The director Jehane Noujaim and the professionalism with which she created this film have been highly commended, not only in the Oscar nomination but also in the awards it has already received at international festivals. The Square has already received the Audience Award at the Sundance Film Festival 2013 and the People’s Choice Documentary Award at the Toronto International Film Festival 2013.
This takes us to the rumour widely circulated on the western online media that the film was banned in Egypt. According to the head of the censorship board Ahmed Awaad, the board received no request for approval of the public or private screening of the film in Egypt, and could thus have never banned the film. The only relevant request the censorship board had received, according to Mr Awaad, was for screening the film on the European Film Panorama, for which approval was granted. The film, however, was not sent to the Panorama on time and was thus never screened.
In November 2013 The Square was acquired by Netflix, as a result of which any version that exists on Youtube is illegal and is usually blocked for copyright reasons. However, it is interesting to note that a new version of the film has appeared on Youtube. The new version is shorter and appears to have been edited by Islamist sympathisers who have removed scenes showing the MB and Muhamnad Mursi being attacked. Anyone watching the film online must make sure that it is the original version which lasts almost 95 minutes, and not the illegally edited version.
Among Egyptian critics, however, not everyone is happy with the film.
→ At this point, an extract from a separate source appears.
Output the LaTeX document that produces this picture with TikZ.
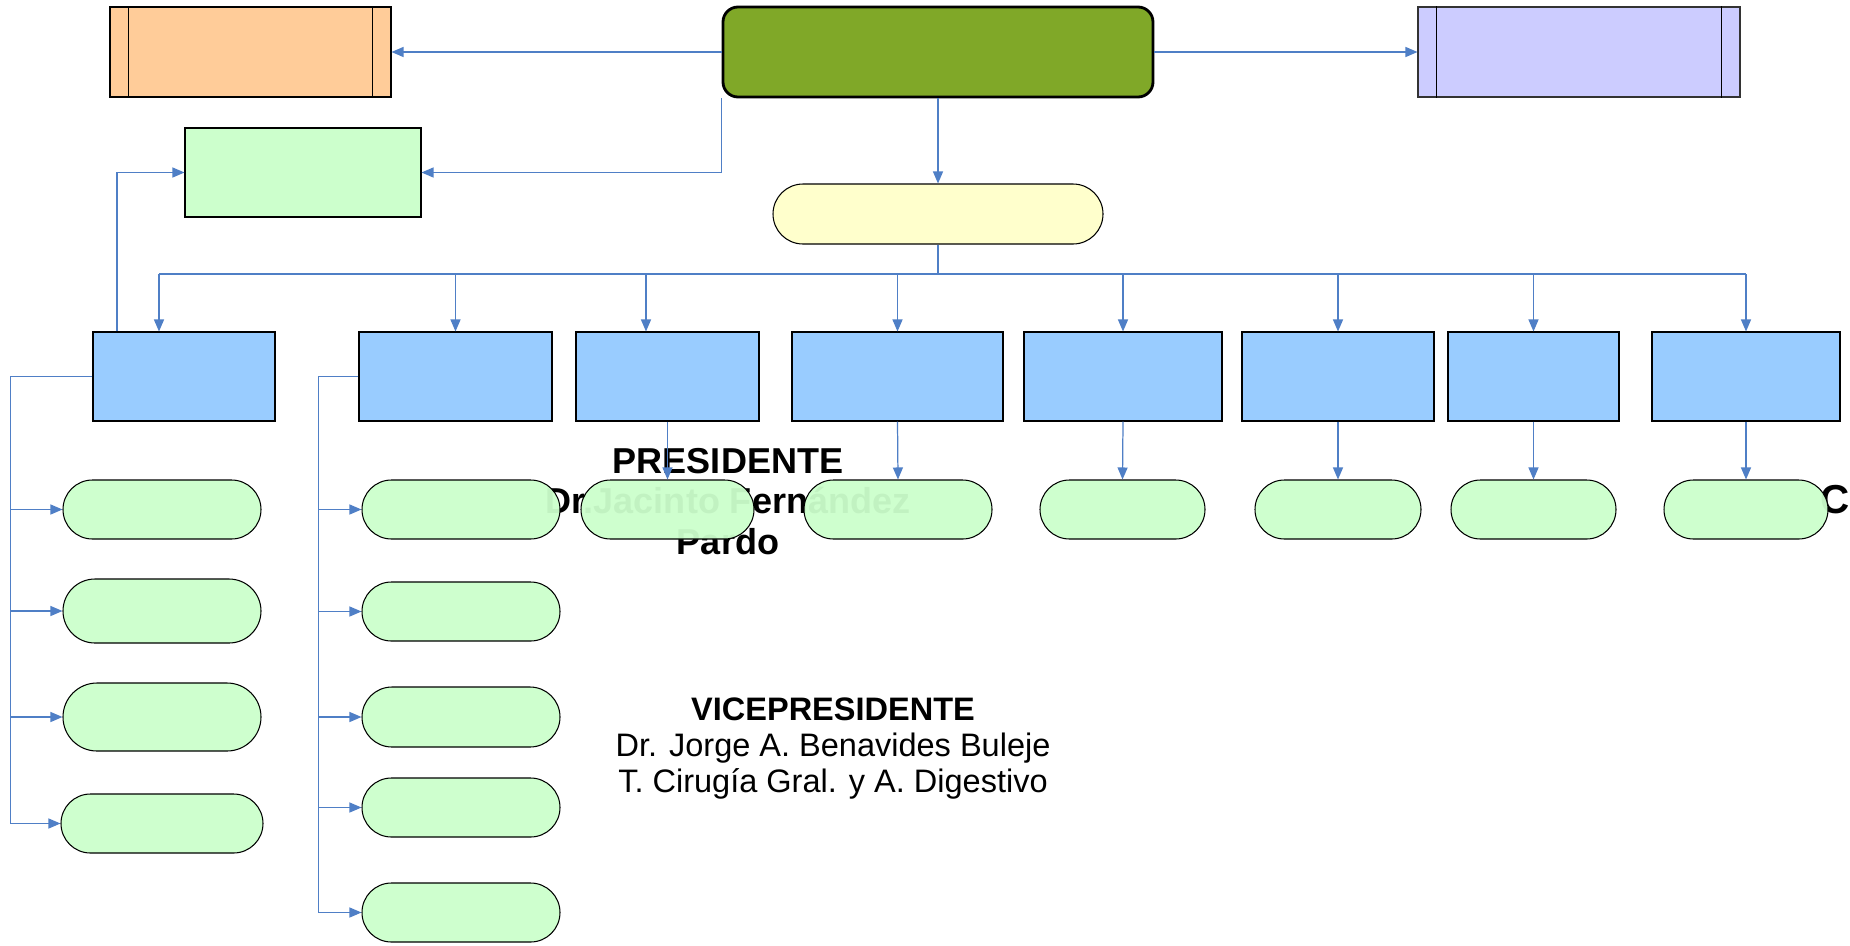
\documentclass[tikz,border=0pt]{standalone}
\usepackage{fontspec}
\setmainfont{Liberation Sans}
\usetikzlibrary{positioning}
\usetikzlibrary{arrows.meta}
\usetikzlibrary{shapes.misc}
\definecolor{oOlive}{HTML}{80A828}
\definecolor{oPeach}{HTML}{FFCC99}
\definecolor{oLilac}{HTML}{CCCCFF}
\definecolor{oMint}{HTML}{CCFFCC}
\definecolor{oCream}{HTML}{FFFFCC}
\definecolor{oSky}{HTML}{99CCFF}
\definecolor{oLine}{HTML}{4F7FC6}

\begin{document}
\begin{tikzpicture}[
  link/.style={draw=oLine, line width=0.7pt},
  arr/.style={link, -{Triangle[length=0.24cm,width=0.2cm]}},
  box/.style={draw, line width=0.6pt, minimum height=1.78cm, inner sep=0pt},
  unit/.style={box, fill=oSky},
  pill/.style={draw, line width=0.6pt, rounded rectangle, fill=oMint, fill opacity=0.95, draw opacity=1, minimum height=1.18cm, inner sep=0pt},
]
  \path[fill=white, use as bounding box] (0,0) rectangle (37,-18.9);

  % names behind the boxes
  \node[font=\bfseries\fontsize{20.5}{23}\selectfont, align=center] (pres) at (14.56,-10.03) {PRESIDENTE\\Dr.Jacinto Fernández\\Pardo};
  \node[font=\fontsize{18.5}{20.3}\selectfont, align=center] (vice) at (16.66,-14.97) {\textbf{VICEPRESIDENTE}\\Dr. Jorge A. Benavides Buleje\\T. Cirugía Gral. y A. Digestivo};
  \node[font=\bfseries\fontsize{23}{26}\selectfont, anchor=west, inner sep=0pt] (cut) at (36.4,-10.0) {C};

  % top row
  \node[draw, line width=1.6pt, rounded corners=0.3cm, fill=oOlive, minimum width=8.6cm, minimum height=1.8cm] (head) at (18.76,-1.04) {};
  \node[box, fill=oPeach, minimum width=5.62cm, minimum height=1.8cm] (peach) at (5.01,-1.04) {};
  \node[box, draw=black!80, fill=oLilac, minimum width=6.44cm, minimum height=1.8cm] (lilac) at (31.58,-1.04) {};
  \foreach \n in {peach,lilac} {
    \draw ([xshift=0.38cm]\n.north west) -- ([xshift=0.38cm]\n.south west);
    \draw ([xshift=-0.38cm]\n.north east) -- ([xshift=-0.38cm]\n.south east);
  }
  \node[box, fill=oMint, minimum width=4.72cm] (aux) at (6.06,-3.45) {};
  \node[draw, line width=0.6pt, rounded rectangle, fill=oCream, minimum width=6.6cm, minimum height=1.2cm, inner sep=0pt] (cream) at (18.76,-4.28) {};

  % departments
  \foreach \n/\x/\w in {b1/3.68/3.64, b2/9.11/3.86, b3/13.35/3.66, b4/17.95/4.22, b5/22.46/3.96, b6/26.76/3.84, b7/30.67/3.42, b8/34.92/3.76}
    \node[unit, minimum width=\w cm] (\n) at (\x,-7.53) {};

  \foreach \n/\x/\w in {r3/13.35/3.46, r4/17.96/3.76, r5/22.45/3.3, r6/26.76/3.32, r7/30.67/3.3, r8/34.92/3.28}
    \node[pill, minimum width=\w cm] (\n) at (\x,-10.19) {};

  \node[pill, minimum width=3.96cm] (p1) at (3.24,-10.19) {};
  \node[pill, minimum width=3.96cm, minimum height=1.28cm] (p2) at (3.24,-12.22) {};
  \node[pill, minimum width=3.96cm, minimum height=1.36cm] (p3) at (3.24,-14.34) {};
  \node[pill, minimum width=4.04cm] (p4) at (3.24,-16.47) {};

  \node[pill, minimum width=3.96cm] (q1) at (9.22,-10.19) {};
  \node[pill, minimum width=3.96cm] (q2) at (9.22,-12.23) {};
  \node[pill, minimum width=3.96cm, minimum height=1.2cm] (q3) at (9.22,-14.34) {};
  \node[pill, minimum width=3.96cm] (q4) at (9.22,-16.15) {};
  \node[pill, minimum width=3.96cm] (q5) at (9.22,-18.25) {};

  \coordinate (bus) at (0,-5.48);
  \coordinate (spineA) at (0.21,0);
  \coordinate (spineB) at (6.37,0);

  % connectors
  \draw[arr] (head.west) -- (peach.east);
  \draw[arr] (head.east) -- (lilac.west);
  \draw[arr] (head.south west) |- (aux.east);
  \draw[arr] (head.south) -- (cream.north);
  \draw[arr] ([xshift=-1.34cm]b1.north) |- (aux.west);

  \draw[link] (cream.south) -- (cream.south |- bus);
  \draw[link] ([xshift=-0.5cm]b1.north |- bus) -- (b8.north |- bus);
  \foreach \n/\d in {b1/-0.5, b2/0, b3/-0.43, b4/0, b5/0, b6/0, b7/0, b8/0}
    \draw[arr] ([xshift=\d cm]\n.north |- bus) -- ([xshift=\d cm]\n.north);

  \foreach \i in {3,...,8}
    \draw[arr] (b\i.south) -- (r\i.north);

  \draw[link] (b1.west) -| (spineA |- p4.west);
  \foreach \n in {p1,p2,p3,p4}
    \draw[arr] (spineA |- \n.west) -- (\n.west);

  \draw[link] (b2.west) -| (spineB |- q5.west);
  \foreach \n in {q1,q2,q3,q4,q5}
    \draw[arr] (spineB |- \n.west) -- (\n.west);

\end{tikzpicture}
\end{document}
The film’s technical and artistic value is beyond contest, but it has come under fire for what many claim to be political bias. Through giving uneven exposure to the various events on the Egyptian scene, the military are cast in an ultra-negative light. Not many in Egypt appear able to shake off the feeling that, had this not been the case, and given the US’s stance against what it touts as the military-backed policy in Egypt, the film might not have found its way to an Oscar nomination.
All said, however, there can be no two opinions that The Square is a real gem worthy of acclaim.